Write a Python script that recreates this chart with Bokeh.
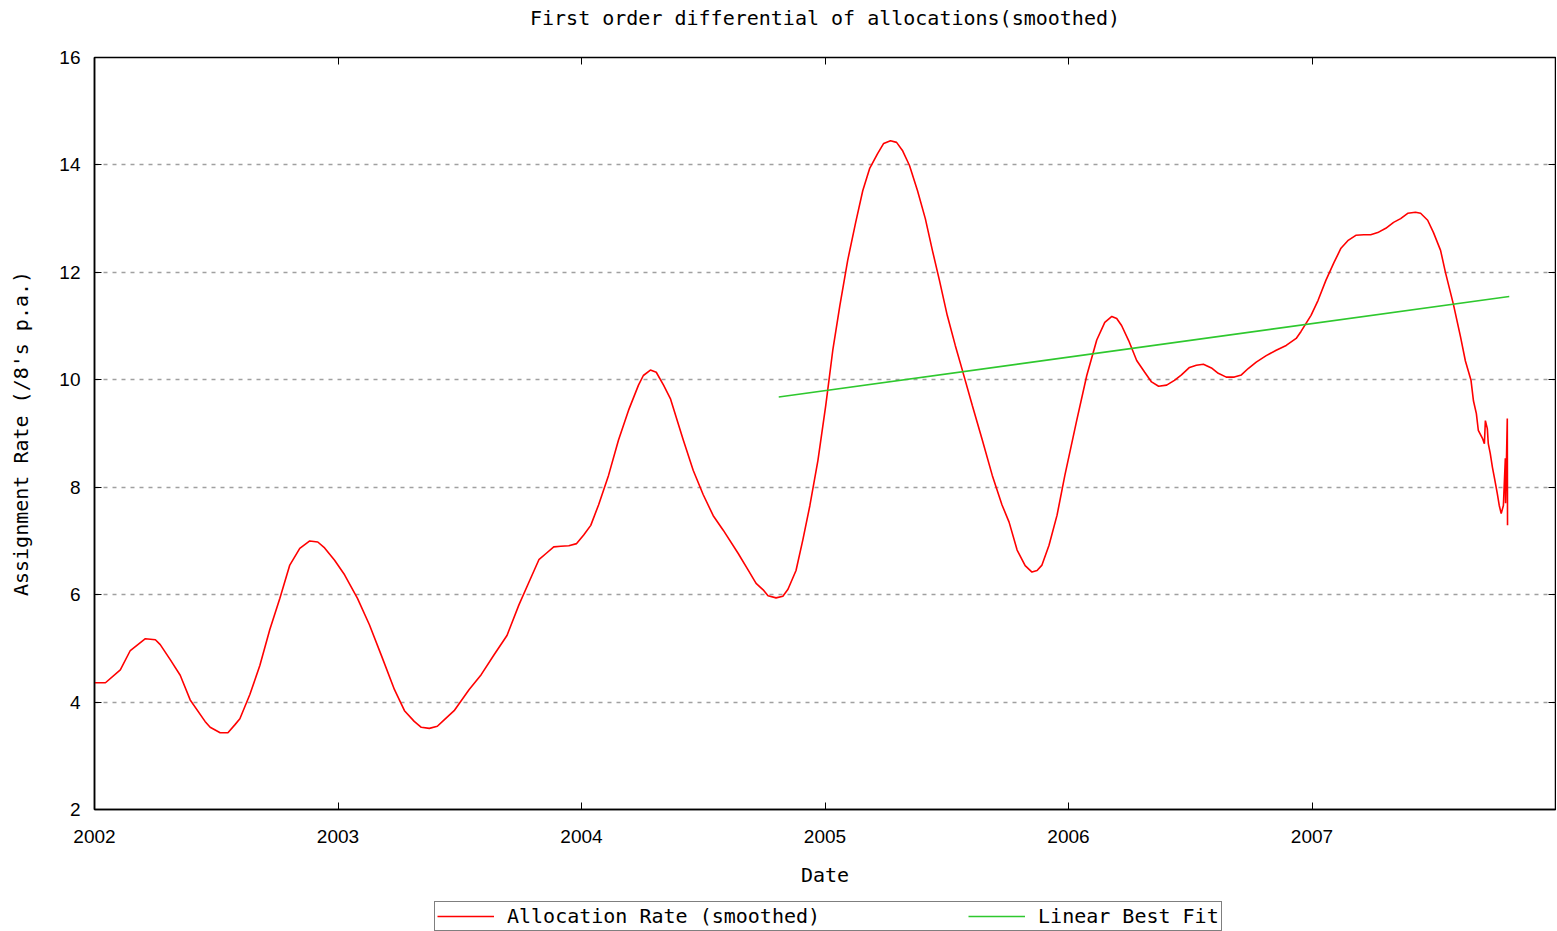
from bokeh.plotting import figure
from bokeh.models import Range1d, LinearAxis, FixedTicker, Legend, LegendItem, Label
from bokeh.layouts import column
from bokeh.embed import file_html
from bokeh.resources import INLINE

# ---- data (decimal years, allocation rate) ----
years = [2002.000, 2002.045, 2002.106, 2002.147, 2002.209, 2002.250, 2002.270, 2002.311,
         2002.352, 2002.393, 2002.454, 2002.475, 2002.516, 2002.548, 2002.577, 2002.597,
         2002.638, 2002.679, 2002.720, 2002.761, 2002.802, 2002.843, 2002.884, 2002.917,
         2002.945, 2002.986, 2003.027, 2003.080, 2003.129, 2003.178, 2003.232, 2003.273,
         2003.313, 2003.342, 2003.375, 2003.408, 2003.436, 2003.477, 2003.538, 2003.588,
         2003.641, 2003.694, 2003.743, 2003.784, 2003.825, 2003.858, 2003.886, 2003.915,
         2003.948, 2003.980, 2004.009, 2004.038, 2004.070, 2004.111, 2004.152, 2004.193,
         2004.234, 2004.254, 2004.283, 2004.307, 2004.337, 2004.365, 2004.418, 2004.459,
         2004.500, 2004.541, 2004.582, 2004.643, 2004.684, 2004.717, 2004.746, 2004.766,
         2004.799, 2004.827, 2004.848, 2004.881, 2004.909, 2004.938, 2004.971, 2005.003,
         2005.032, 2005.061, 2005.093, 2005.126, 2005.155, 2005.183, 2005.216, 2005.241,
         2005.269, 2005.294, 2005.318, 2005.347, 2005.380, 2005.412, 2005.441, 2005.470,
         2005.502, 2005.535, 2005.564, 2005.605, 2005.646, 2005.687, 2005.727, 2005.756,
         2005.789, 2005.822, 2005.850, 2005.871, 2005.891, 2005.920, 2005.953, 2005.985,
         2006.034, 2006.075, 2006.116, 2006.149, 2006.178, 2006.198, 2006.218, 2006.247,
         2006.280, 2006.313, 2006.341, 2006.370, 2006.403, 2006.435, 2006.464, 2006.497,
         2006.525, 2006.554, 2006.587, 2006.615, 2006.648, 2006.681, 2006.710, 2006.738,
         2006.771, 2006.812, 2006.853, 2006.894, 2006.935, 2006.955, 2006.996, 2007.025,
         2007.057, 2007.090, 2007.119, 2007.147, 2007.180, 2007.213, 2007.241, 2007.270,
         2007.303, 2007.335, 2007.364, 2007.393, 2007.425, 2007.446, 2007.475, 2007.499,
         2007.528, 2007.548, 2007.581, 2007.610, 2007.630, 2007.653, 2007.663, 2007.675,
         2007.683, 2007.700, 2007.708, 2007.712, 2007.720, 2007.724, 2007.732, 2007.741,
         2007.749, 2007.761, 2007.769, 2007.777, 2007.786, 2007.794, 2007.795, 2007.802,
         2007.803]
rate = [4.36, 4.36, 4.60, 4.96, 5.18, 5.16, 5.07, 4.79,
        4.50, 4.04, 3.64, 3.53, 3.43, 3.43, 3.58, 3.69,
        4.14, 4.68, 5.35, 5.93, 6.55, 6.86, 7.00, 6.98,
        6.87, 6.64, 6.37, 5.93, 5.44, 4.87, 4.23, 3.84,
        3.64, 3.53, 3.51, 3.55, 3.67, 3.84, 4.23, 4.51,
        4.88, 5.24, 5.81, 6.23, 6.65, 6.78, 6.89, 6.90,
        6.91, 6.95, 7.11, 7.29, 7.67, 8.22, 8.88, 9.43,
        9.90, 10.08, 10.18, 10.14, 9.90, 9.65, 8.88, 8.31,
        7.86, 7.47, 7.20, 6.77, 6.46, 6.21, 6.09, 5.98,
        5.94, 5.97, 6.10, 6.45, 7.02, 7.66, 8.50, 9.52,
        10.55, 11.38, 12.22, 12.93, 13.52, 13.93, 14.21, 14.40,
        14.45, 14.42, 14.27, 13.99, 13.52, 13.00, 12.41, 11.85,
        11.20, 10.64, 10.18, 9.52, 8.88, 8.22, 7.67, 7.35,
        6.83, 6.54, 6.42, 6.45, 6.55, 6.92, 7.48, 8.22,
        9.25, 10.08, 10.74, 11.07, 11.18, 11.14, 11.01, 10.73,
        10.36, 10.14, 9.96, 9.88, 9.90, 9.99, 10.09, 10.23,
        10.27, 10.29, 10.22, 10.12, 10.05, 10.05, 10.09, 10.21,
        10.33, 10.45, 10.55, 10.64, 10.77, 10.90, 11.20, 11.48,
        11.85, 12.18, 12.45, 12.59, 12.69, 12.70, 12.70, 12.74,
        12.82, 12.93, 13.00, 13.10, 13.12, 13.10, 12.97, 12.74,
        12.41, 12.00, 11.40, 10.80, 10.35, 9.99, 9.61, 9.37,
        9.06, 8.91, 8.81, 9.24, 9.09, 8.81, 8.63, 8.37,
        8.18, 7.88, 7.66, 7.51, 7.66, 8.54, 7.70, 9.28,
        7.29]

fit_years = [2004.81, 2007.81]
fit_rate = [9.68, 11.55]

x_ticks = [2002, 2003, 2004, 2005, 2006, 2007]
y_ticks = [2, 4, 6, 8, 10, 12, 14, 16]

series_names = ["Allocation Rate (smoothed)", "Linear Best Fit"]
series_colors = ["#ff0000", "#2ec82e"]
chart_title = "First order differential of allocations(smoothed)"

MONO = "DejaVu Sans Mono"
SANS = "Liberation Sans"


def strip(height):
    f = figure(width=1556, height=height, output_backend="svg", toolbar_location=None,
               x_range=Range1d(0, 1), y_range=Range1d(0, height),
               min_border_left=0, min_border_right=0, min_border_top=0,
               min_border_bottom=0)
    f.axis.visible = False
    f.grid.visible = False
    f.outline_line_color = None
    f.background_fill_color = "white"
    f.border_fill_color = "white"
    return f


# ---- title strip ----
ts = strip(40)
ts.add_layout(Label(x=0.5, y=23, text=chart_title, text_align="center",
                    text_baseline="middle", text_font=MONO, text_font_size="20px",
                    text_color="black"))

# ---- main chart ----
p = figure(width=1556, height=860, output_backend="svg", toolbar_location=None,
           x_range=Range1d(2002, 2008), y_range=Range1d(2, 16),
           x_axis_label="Date", y_axis_label="Assignment Rate (/8's p.a.)",
           min_border_left=94, min_border_top=17, min_border_right=1,
           min_border_bottom=91)

p.outline_line_color = "black"
p.outline_line_width = 1.5
p.outline_line_alpha = 1.0
p.background_fill_color = "white"
p.border_fill_color = "white"

for ax in (p.xaxis[0], p.yaxis[0]):
    ax.major_tick_in = 7
    ax.major_tick_out = 0
    ax.minor_tick_line_color = None
    ax.axis_line_color = "black"
    ax.axis_line_width = 1.5
    ax.major_tick_line_color = "black"
    ax.major_label_text_font = SANS
    ax.major_label_text_font_size = "19px"
    ax.major_label_text_color = "black"
    ax.axis_label_text_font = MONO
    ax.axis_label_text_font_size = "20px"
    ax.axis_label_text_font_style = "normal"
    ax.axis_label_text_color = "black"

p.xaxis[0].ticker = FixedTicker(ticks=x_ticks)
p.yaxis[0].ticker = FixedTicker(ticks=y_ticks)
p.xaxis[0].major_label_standoff = 20
p.xaxis[0].axis_label_standoff = 17
p.yaxis[0].major_label_standoff = 14
p.yaxis[0].axis_label_standoff = 23

# mirrored tick marks on top and right (no labels)
top_ax = LinearAxis(ticker=FixedTicker(ticks=x_ticks),
                    major_label_overrides={t: "" for t in x_ticks})
right_ax = LinearAxis(ticker=FixedTicker(ticks=y_ticks),
                      major_label_overrides={t: "" for t in y_ticks})
for ax in (top_ax, right_ax):
    ax.major_tick_in = 7
    ax.major_tick_out = 0
    ax.minor_tick_line_color = None
    ax.axis_line_color = None
    ax.major_label_text_font_size = "1px"
    ax.major_label_standoff = 0
    ax.major_tick_line_color = "black"
p.add_layout(top_ax, "above")
p.add_layout(right_ax, "right")

p.xgrid.grid_line_color = None
p.ygrid.ticker = FixedTicker(ticks=y_ticks)
p.ygrid.grid_line_color = "#a0a0a0"
p.ygrid.grid_line_dash = "4 5"
p.ygrid.grid_line_width = 1.5

p.line(years, rate, line_color=series_colors[0], line_width=1.6)
p.line(fit_years, fit_rate, line_color=series_colors[1], line_width=1.6)

# ---- legend strip below the chart (proxy renderers lie outside its ranges) ----
lg = strip(31)
lg.x_range = Range1d(0, 1)
lg.y_range = Range1d(0, 1)
proxy_x = [years, fit_years]
proxy_y = [rate, fit_rate]
items = []
for name, col, xs, ys in zip(series_names, series_colors, proxy_x, proxy_y):
    rr = lg.line(xs, ys, line_color=col, line_width=1.6)
    items.append(LegendItem(label=name, renderers=[rr]))

legend = Legend(items=items, orientation="horizontal", location=(340, 0))
legend.label_text_font = MONO
legend.label_text_font_size = "20px"
legend.label_text_color = "black"
legend.border_line_color = "black"
legend.border_line_width = 1.5
legend.background_fill_color = "white"
legend.background_fill_alpha = 1.0
legend.padding = 2
legend.spacing = 148
legend.glyph_width = 57
legend.glyph_height = 18
legend.label_standoff = 13
legend.label_height = 18
legend.margin = 0
lg.add_layout(legend, "center")

layout = column(ts, p, lg, spacing=0)
open("out.html", "w").write(file_html(layout, INLINE))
▬▬▬▬▬▬▬▬▬▬
EXERCISE REQUIREMENTS → Transcribe the opening line of the listing above, please, and every line after it through the line with "from bokeh.resources import INLINE", word for word, without pictures.

SOLUTION TO THIS PROBLEM →
Write a Python script that recreates this chart with Bokeh.
from bokeh.plotting import figure
from bokeh.models import Range1d, LinearAxis, FixedTicker, Legend, LegendItem, Label
from bokeh.layouts import column
from bokeh.embed import file_html
from bokeh.resources import INLINE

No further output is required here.